In the listing that follows, the range to quote begins at the line that has "Write the Chart.js code for this chart." and ends after the line that has "const cream = [[97,920],[922,1176],[1179,1478]];"; quote it verbatim and add nothing.

• INPUT MATERIAL
--- --- ---
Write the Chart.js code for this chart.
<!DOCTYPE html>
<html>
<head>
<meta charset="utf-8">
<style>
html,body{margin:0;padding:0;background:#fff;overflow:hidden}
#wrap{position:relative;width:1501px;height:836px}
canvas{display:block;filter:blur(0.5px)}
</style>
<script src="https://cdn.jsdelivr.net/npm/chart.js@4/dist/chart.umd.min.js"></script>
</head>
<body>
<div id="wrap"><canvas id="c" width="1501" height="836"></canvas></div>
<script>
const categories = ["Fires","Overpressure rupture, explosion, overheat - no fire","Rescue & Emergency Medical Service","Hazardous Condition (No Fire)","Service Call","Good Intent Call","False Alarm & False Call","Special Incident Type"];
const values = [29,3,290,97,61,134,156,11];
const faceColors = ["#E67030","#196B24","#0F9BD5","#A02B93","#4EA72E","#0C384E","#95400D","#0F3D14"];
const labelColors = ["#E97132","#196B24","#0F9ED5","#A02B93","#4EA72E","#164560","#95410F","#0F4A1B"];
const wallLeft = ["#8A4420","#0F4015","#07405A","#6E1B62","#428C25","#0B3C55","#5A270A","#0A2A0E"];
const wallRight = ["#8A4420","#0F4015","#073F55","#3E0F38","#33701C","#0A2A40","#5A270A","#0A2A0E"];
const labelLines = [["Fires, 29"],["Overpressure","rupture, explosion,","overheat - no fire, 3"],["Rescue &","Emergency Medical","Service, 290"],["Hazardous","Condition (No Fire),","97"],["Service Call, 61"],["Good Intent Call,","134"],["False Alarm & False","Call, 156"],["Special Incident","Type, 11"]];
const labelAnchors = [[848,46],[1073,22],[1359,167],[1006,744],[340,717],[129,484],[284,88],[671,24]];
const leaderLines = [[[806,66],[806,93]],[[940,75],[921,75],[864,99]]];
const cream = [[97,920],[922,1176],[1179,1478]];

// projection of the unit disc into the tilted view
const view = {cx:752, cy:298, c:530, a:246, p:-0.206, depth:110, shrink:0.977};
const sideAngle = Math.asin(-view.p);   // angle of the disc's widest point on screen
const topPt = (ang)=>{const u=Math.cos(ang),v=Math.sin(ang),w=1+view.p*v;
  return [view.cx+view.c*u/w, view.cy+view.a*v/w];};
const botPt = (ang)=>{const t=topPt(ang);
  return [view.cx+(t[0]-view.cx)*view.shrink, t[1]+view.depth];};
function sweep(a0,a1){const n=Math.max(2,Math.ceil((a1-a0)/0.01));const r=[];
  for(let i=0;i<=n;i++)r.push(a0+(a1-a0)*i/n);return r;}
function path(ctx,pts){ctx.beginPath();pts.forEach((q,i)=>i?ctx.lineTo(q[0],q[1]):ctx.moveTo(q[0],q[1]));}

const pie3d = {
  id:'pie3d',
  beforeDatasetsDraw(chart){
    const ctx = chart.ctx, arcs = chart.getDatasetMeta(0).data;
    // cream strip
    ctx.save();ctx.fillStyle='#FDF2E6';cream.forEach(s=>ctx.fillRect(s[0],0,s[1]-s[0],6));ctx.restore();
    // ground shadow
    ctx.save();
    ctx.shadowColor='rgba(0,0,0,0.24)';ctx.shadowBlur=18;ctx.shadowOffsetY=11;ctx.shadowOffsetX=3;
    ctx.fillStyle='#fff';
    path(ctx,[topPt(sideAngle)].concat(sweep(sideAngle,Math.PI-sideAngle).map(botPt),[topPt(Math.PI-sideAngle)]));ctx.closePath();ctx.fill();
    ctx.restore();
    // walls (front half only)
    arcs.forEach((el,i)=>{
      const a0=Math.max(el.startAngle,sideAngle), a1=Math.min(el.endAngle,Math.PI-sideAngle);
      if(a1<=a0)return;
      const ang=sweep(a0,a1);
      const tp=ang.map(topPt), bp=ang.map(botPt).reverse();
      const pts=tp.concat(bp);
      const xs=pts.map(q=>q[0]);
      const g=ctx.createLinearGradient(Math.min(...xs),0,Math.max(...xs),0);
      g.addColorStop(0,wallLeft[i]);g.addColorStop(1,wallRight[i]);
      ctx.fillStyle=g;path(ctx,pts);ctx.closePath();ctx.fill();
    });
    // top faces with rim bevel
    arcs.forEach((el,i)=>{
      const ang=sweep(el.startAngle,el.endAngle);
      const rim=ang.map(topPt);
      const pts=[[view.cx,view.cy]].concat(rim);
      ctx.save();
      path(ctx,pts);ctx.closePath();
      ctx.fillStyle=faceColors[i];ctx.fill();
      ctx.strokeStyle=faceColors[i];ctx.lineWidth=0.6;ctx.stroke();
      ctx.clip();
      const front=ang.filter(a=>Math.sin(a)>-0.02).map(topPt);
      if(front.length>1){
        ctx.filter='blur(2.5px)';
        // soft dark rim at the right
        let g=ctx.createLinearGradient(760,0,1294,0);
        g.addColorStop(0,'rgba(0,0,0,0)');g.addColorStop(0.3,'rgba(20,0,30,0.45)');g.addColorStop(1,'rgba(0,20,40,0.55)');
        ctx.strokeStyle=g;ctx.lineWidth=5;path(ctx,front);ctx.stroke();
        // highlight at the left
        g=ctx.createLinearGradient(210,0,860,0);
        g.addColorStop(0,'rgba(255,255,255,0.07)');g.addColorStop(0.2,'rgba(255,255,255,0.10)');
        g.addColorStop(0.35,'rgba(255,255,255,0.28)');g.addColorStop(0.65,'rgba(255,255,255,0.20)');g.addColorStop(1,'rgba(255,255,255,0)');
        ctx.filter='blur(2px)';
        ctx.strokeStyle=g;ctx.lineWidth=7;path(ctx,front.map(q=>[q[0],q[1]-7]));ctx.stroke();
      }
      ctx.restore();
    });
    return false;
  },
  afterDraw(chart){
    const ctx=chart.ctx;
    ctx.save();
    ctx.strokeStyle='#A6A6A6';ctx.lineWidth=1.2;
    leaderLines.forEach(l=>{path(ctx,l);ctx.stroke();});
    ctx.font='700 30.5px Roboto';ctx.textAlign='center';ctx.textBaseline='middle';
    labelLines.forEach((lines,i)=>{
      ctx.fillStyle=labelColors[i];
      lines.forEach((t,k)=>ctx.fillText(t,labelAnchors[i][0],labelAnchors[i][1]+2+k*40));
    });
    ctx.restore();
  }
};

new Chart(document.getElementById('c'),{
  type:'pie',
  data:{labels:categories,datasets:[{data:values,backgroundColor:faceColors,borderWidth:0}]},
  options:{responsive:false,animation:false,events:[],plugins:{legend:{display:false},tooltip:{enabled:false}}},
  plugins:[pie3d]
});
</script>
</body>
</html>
--- --- ---
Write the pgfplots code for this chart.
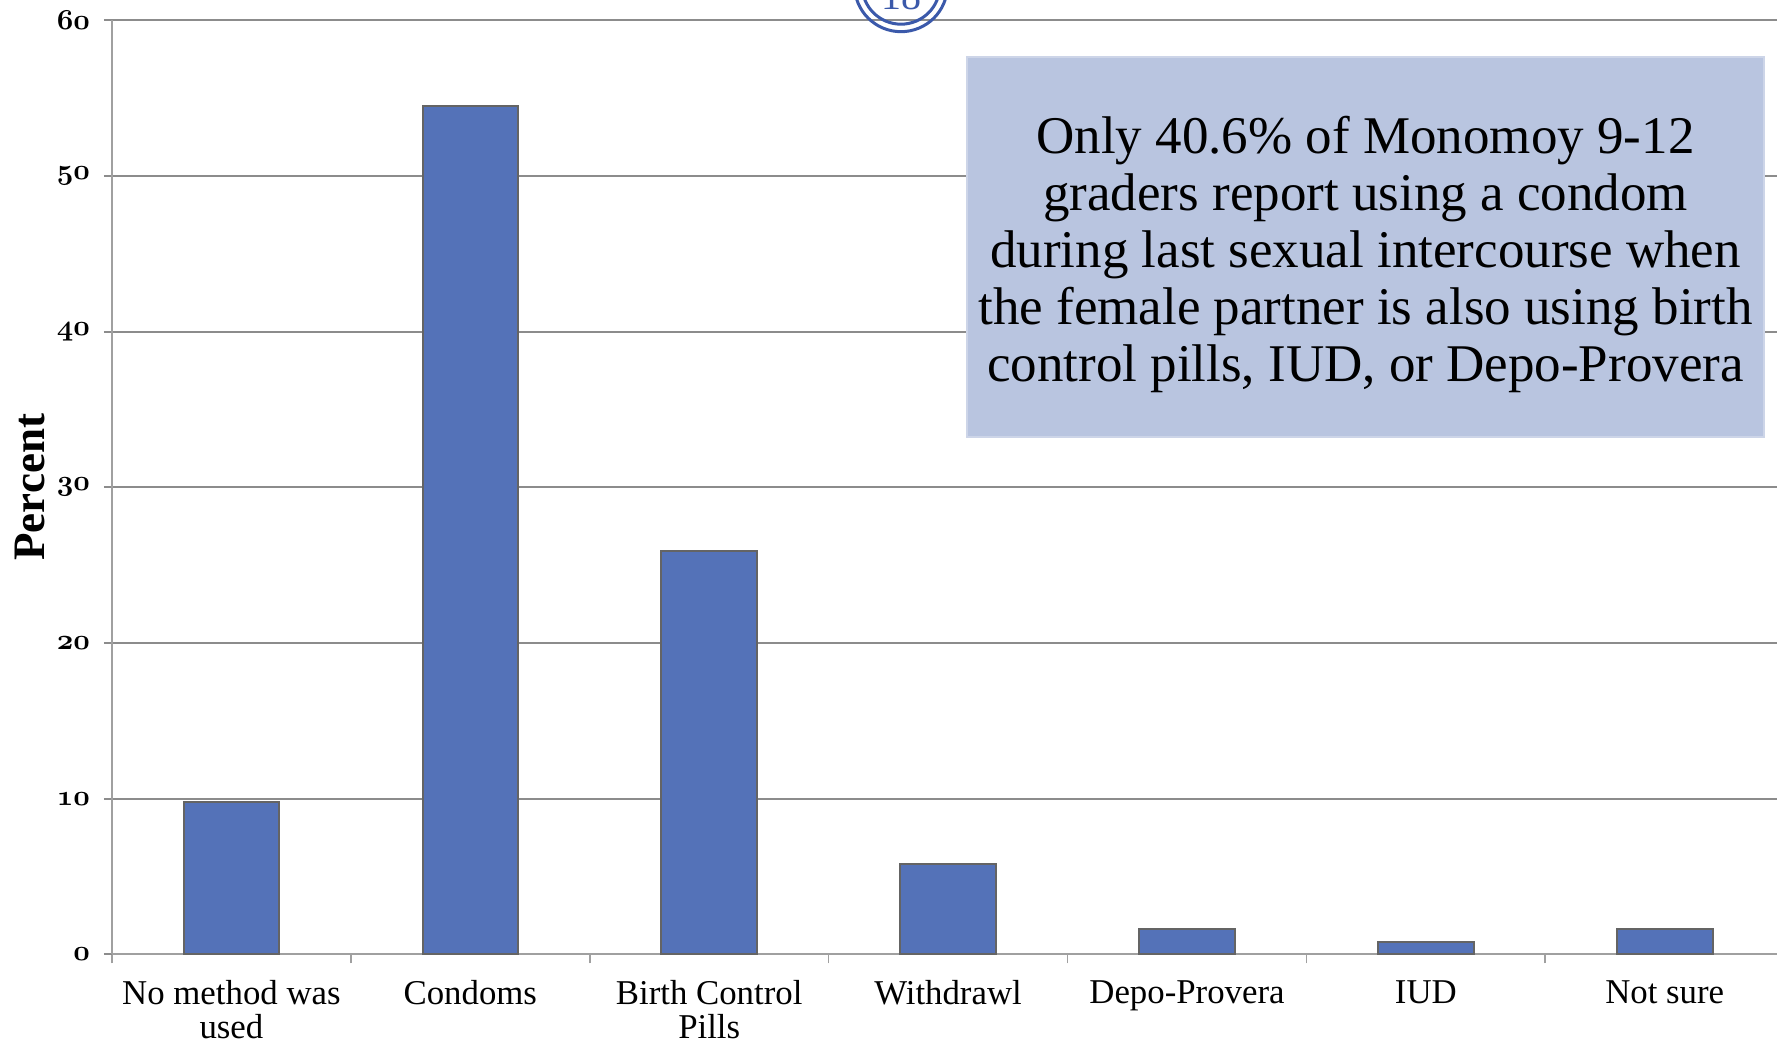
--- --- ---
• TASK ANSWER
Write the Chart.js code for this chart.
<!DOCTYPE html>
<html>
<head>
<meta charset="utf-8">
<style>
html,body{margin:0;padding:0;background:#fff;overflow:hidden}
#wrap{position:relative;width:1501px;height:836px}
canvas{display:block;filter:blur(0.5px)}
</style>
<script src="https://cdn.jsdelivr.net/npm/chart.js@4/dist/chart.umd.min.js"></script>
</head>
<body>
<div id="wrap"><canvas id="c" width="1501" height="836"></canvas></div>
<script>
const categories = ["Fires","Overpressure rupture, explosion, overheat - no fire","Rescue & Emergency Medical Service","Hazardous Condition (No Fire)","Service Call","Good Intent Call","False Alarm & False Call","Special Incident Type"];
const values = [29,3,290,97,61,134,156,11];
const faceColors = ["#E67030","#196B24","#0F9BD5","#A02B93","#4EA72E","#0C384E","#95400D","#0F3D14"];
const labelColors = ["#E97132","#196B24","#0F9ED5","#A02B93","#4EA72E","#164560","#95410F","#0F4A1B"];
const wallLeft = ["#8A4420","#0F4015","#07405A","#6E1B62","#428C25","#0B3C55","#5A270A","#0A2A0E"];
const wallRight = ["#8A4420","#0F4015","#073F55","#3E0F38","#33701C","#0A2A40","#5A270A","#0A2A0E"];
const labelLines = [["Fires, 29"],["Overpressure","rupture, explosion,","overheat - no fire, 3"],["Rescue &","Emergency Medical","Service, 290"],["Hazardous","Condition (No Fire),","97"],["Service Call, 61"],["Good Intent Call,","134"],["False Alarm & False","Call, 156"],["Special Incident","Type, 11"]];
const labelAnchors = [[848,46],[1073,22],[1359,167],[1006,744],[340,717],[129,484],[284,88],[671,24]];
const leaderLines = [[[806,66],[806,93]],[[940,75],[921,75],[864,99]]];
const cream = [[97,920],[922,1176],[1179,1478]];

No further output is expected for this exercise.